**Stated problem**: Only the pictures are omitted; repeat all other data exactly.

**Stored data**:

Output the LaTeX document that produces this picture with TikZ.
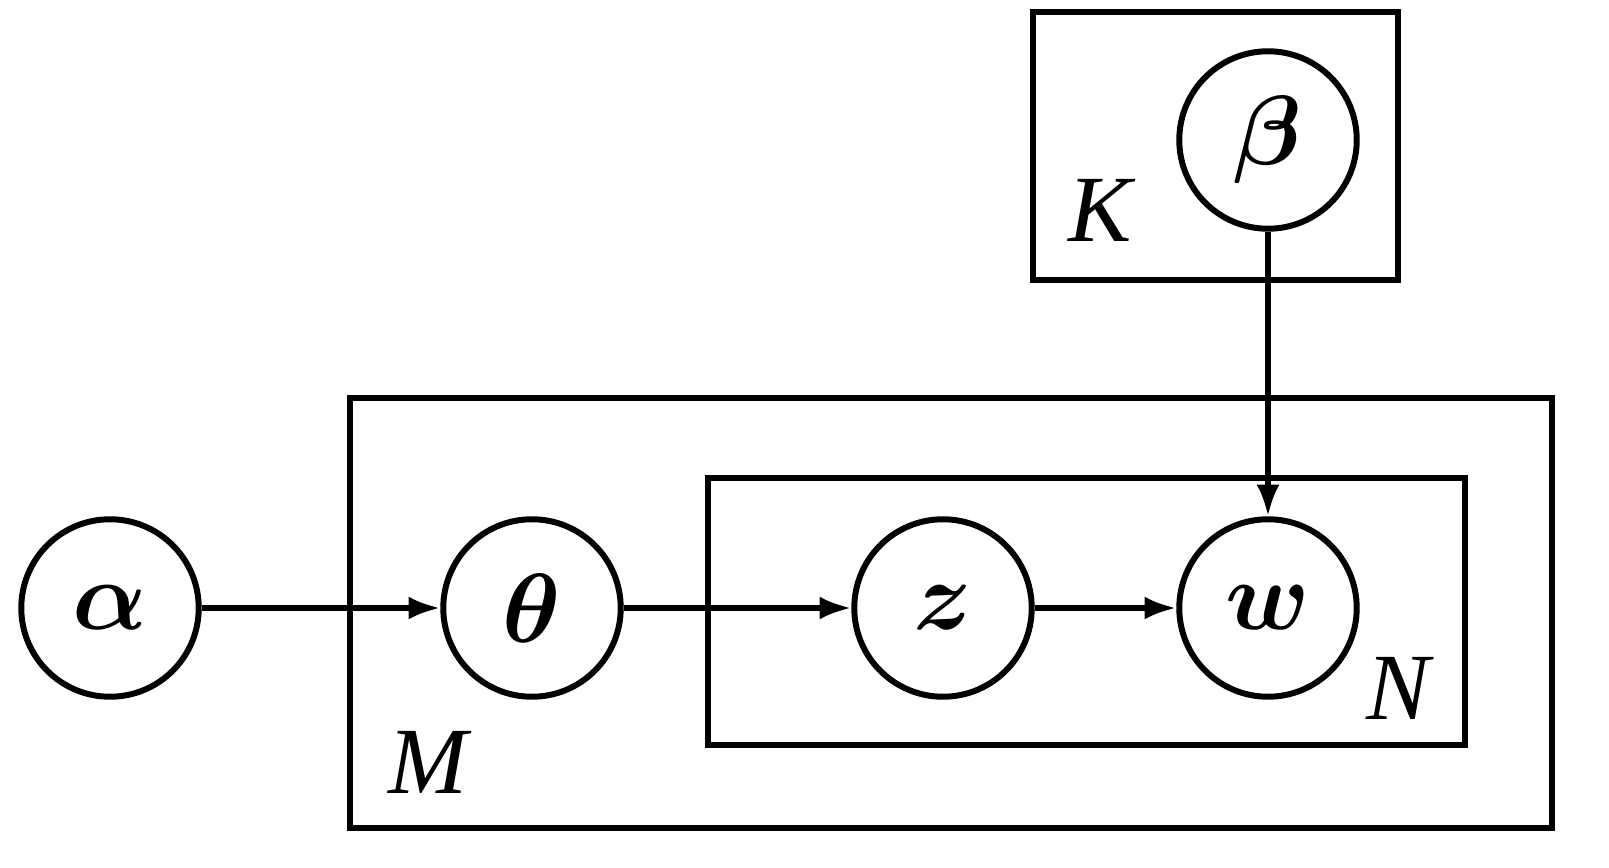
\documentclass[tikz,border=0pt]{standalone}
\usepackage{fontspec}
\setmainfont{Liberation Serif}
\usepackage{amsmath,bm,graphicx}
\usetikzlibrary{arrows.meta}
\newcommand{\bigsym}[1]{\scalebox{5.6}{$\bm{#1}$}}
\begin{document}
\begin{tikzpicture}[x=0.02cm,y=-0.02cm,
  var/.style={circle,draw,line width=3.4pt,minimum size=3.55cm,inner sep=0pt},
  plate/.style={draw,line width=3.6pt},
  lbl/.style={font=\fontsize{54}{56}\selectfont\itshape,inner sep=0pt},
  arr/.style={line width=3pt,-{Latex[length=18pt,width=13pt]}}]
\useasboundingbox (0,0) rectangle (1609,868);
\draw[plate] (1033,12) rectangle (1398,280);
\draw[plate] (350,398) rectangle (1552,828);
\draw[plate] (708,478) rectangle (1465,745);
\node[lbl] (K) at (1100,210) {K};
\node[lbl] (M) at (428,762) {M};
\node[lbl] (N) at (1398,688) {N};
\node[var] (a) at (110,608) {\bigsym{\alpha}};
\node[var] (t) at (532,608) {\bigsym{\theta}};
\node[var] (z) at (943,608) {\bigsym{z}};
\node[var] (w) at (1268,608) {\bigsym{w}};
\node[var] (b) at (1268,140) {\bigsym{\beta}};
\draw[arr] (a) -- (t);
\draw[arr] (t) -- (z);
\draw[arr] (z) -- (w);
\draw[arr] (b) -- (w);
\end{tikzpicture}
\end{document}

**Exercise result**:
Output the LaTeX document that produces this picture with TikZ.
\documentclass[tikz,border=0pt]{standalone}
\usepackage{fontspec}
\setmainfont{Liberation Serif}
\usepackage{amsmath,bm,graphicx}
\usetikzlibrary{arrows.meta}
\newcommand{\bigsym}[1]{\scalebox{5.6}{$\bm{#1}$}}
\begin{document}
\begin{tikzpicture}[x=0.02cm,y=-0.02cm,
  var/.style={circle,draw,line width=3.4pt,minimum size=3.55cm,inner sep=0pt},
  plate/.style={draw,line width=3.6pt},
  lbl/.style={font=\fontsize{54}{56}\selectfont\itshape,inner sep=0pt},
  arr/.style={line width=3pt,-{Latex[length=18pt,width=13pt]}}]
\useasboundingbox (0,0) rectangle (1609,868);
\draw[plate] (1033,12) rectangle (1398,280);
\draw[plate] (350,398) rectangle (1552,828);
\draw[plate] (708,478) rectangle (1465,745);
\node[lbl] (K) at (1100,210) {K};
\node[lbl] (M) at (428,762) {M};
\node[lbl] (N) at (1398,688) {N};
\node[var] (a) at (110,608) {\bigsym{\alpha}};
\node[var] (t) at (532,608) {\bigsym{\theta}};
\node[var] (z) at (943,608) {\bigsym{z}};
\node[var] (w) at (1268,608) {\bigsym{w}};
\node[var] (b) at (1268,140) {\bigsym{\beta}};
\draw[arr] (a) -- (t);
\draw[arr] (t) -- (z);
\draw[arr] (z) -- (w);
\draw[arr] (b) -- (w);
\end{tikzpicture}
\end{document}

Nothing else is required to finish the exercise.